Written task - Pull out every line below that holds the word "matplotlib".

---+---

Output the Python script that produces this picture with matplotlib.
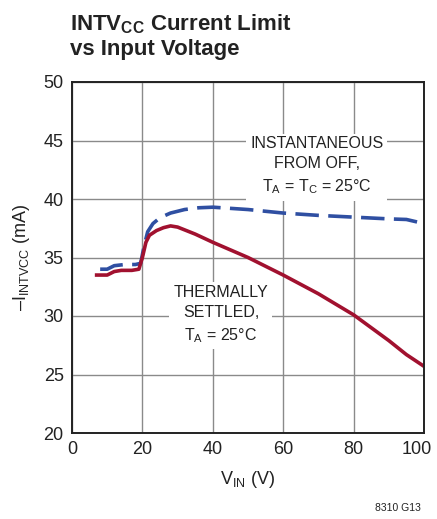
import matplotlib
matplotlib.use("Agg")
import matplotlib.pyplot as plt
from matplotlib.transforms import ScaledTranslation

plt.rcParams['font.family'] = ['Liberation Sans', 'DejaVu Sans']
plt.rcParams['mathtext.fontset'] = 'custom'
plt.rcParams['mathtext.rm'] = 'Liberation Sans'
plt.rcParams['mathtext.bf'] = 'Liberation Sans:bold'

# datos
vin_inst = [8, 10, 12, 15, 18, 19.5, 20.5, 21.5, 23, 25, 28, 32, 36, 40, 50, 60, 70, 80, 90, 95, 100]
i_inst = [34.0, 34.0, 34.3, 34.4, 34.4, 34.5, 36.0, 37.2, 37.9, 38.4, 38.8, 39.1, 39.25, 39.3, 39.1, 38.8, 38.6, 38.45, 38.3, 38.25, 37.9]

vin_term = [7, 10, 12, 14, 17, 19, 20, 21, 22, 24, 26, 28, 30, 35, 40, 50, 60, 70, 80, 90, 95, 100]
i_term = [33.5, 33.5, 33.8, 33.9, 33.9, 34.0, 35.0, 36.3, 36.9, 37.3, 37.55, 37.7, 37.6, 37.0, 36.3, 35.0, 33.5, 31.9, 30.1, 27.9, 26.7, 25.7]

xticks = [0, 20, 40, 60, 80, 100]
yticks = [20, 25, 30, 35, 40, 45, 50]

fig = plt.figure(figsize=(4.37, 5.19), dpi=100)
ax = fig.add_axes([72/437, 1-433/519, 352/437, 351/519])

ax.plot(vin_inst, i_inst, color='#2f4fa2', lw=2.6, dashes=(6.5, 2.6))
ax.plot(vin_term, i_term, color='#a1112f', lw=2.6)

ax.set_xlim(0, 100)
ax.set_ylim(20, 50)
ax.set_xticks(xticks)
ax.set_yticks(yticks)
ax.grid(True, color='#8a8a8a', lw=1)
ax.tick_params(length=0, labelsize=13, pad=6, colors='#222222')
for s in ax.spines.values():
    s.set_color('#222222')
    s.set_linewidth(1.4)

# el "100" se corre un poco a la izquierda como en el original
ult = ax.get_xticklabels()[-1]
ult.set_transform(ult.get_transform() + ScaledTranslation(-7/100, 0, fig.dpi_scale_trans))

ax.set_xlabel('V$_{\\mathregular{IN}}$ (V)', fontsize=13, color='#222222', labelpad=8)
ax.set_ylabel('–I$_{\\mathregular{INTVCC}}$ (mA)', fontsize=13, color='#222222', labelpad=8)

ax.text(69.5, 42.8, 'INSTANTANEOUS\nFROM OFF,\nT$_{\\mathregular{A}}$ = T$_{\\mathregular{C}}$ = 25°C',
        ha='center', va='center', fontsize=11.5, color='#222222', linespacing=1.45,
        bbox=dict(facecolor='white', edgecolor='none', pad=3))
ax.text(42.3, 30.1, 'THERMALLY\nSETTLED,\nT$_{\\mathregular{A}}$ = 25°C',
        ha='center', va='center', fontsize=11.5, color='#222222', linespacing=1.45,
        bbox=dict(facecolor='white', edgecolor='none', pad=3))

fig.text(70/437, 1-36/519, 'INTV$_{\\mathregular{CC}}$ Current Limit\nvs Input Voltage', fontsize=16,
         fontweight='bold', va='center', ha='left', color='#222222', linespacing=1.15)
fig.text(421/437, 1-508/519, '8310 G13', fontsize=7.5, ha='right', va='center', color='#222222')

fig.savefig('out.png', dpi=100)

---+---

Complete response -
Output the Python script that produces this picture with matplotlib.
import matplotlib
matplotlib.use("Agg")
import matplotlib.pyplot as plt
from matplotlib.transforms import ScaledTranslation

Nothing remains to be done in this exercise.